Guns at the Abyss and the Battle of Dinant

The Battle of Dinant in Belgium on August 15 through 24, 1914, is described in the historical romance suspense novel “Guns at the Abyss,” and is notable for several reasons. The battle was fought during the first days of the war when mobility was still being maintained by combatants. The armies sought to outflank each other in an unsuccessful German Army sickle-cut movement which attempted to wheel around Paris and toward the English Channel, seeking to cut the French and British in two.
The exhaustion of the Germans and a resulting gap between their forces the French and English exploited with a counterattack which led to the “Miracle of the Marne.” The armies then dug themselves into trench-works and fixed positions in which thousands of men would die for a gain of perhaps 100 yards of territory—for four long years.
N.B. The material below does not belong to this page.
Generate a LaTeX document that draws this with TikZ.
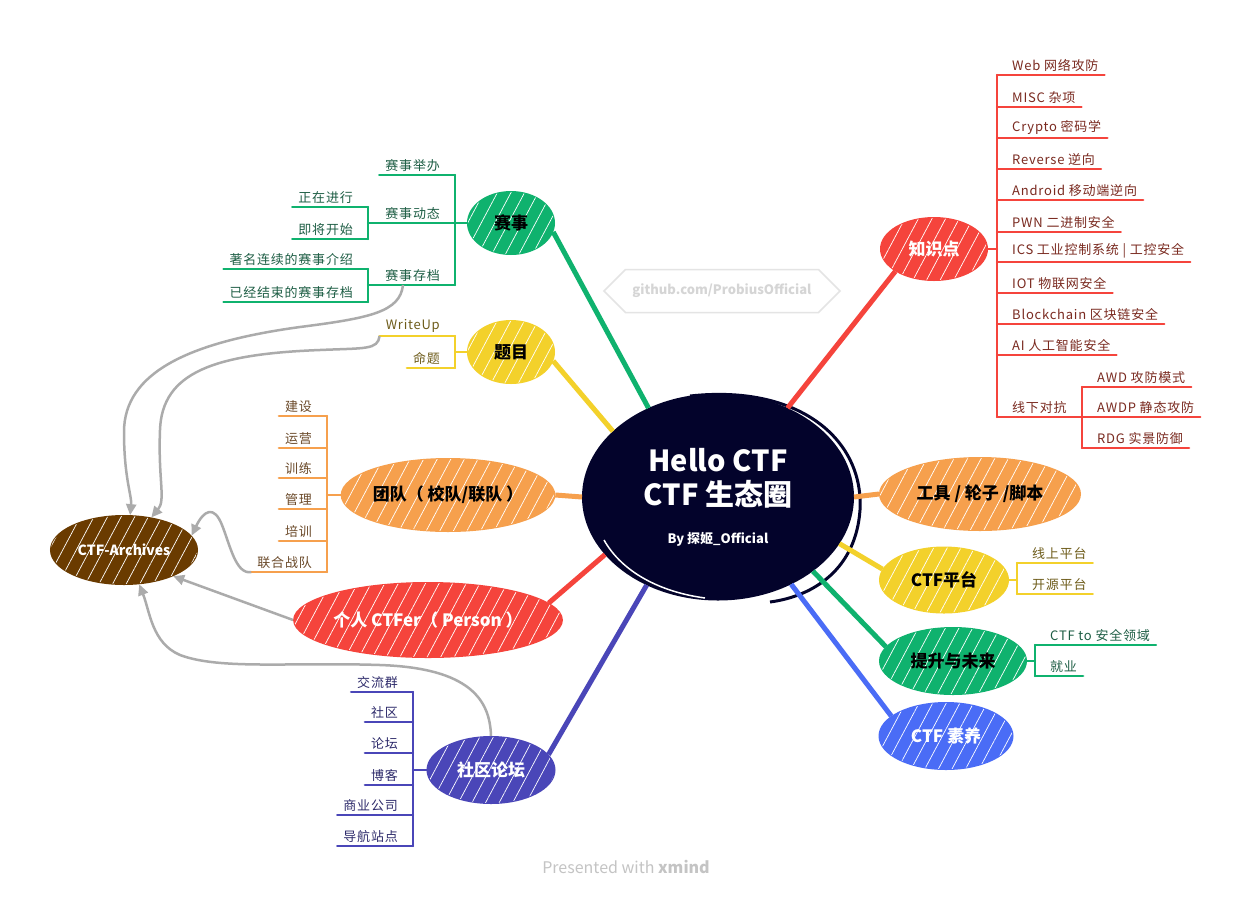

Another sad chapter of Dinant is that it marked one of the first times innocent civilians were murdered in mass—in cold blood by German troops who suspected them wrongly of enemy sniping. This signified a new ruthless mindset, targeting innocent people; that would eventually lead to the indiscriminant bombing of civilians and the Holocaust of World War II—–right down to the terrorism of our own day by ISIS and other extremist groupings.
Warfare had gone from a rather gentlemanly tragedy conducted by professional armies (leaving civilians out) in the pre-Napoleonic Period of the 1500’s, to the cowardice and shame of what we see in the Middle East and other regions of the globe today.
It largely all started in the tiny Belgian village of Dinant.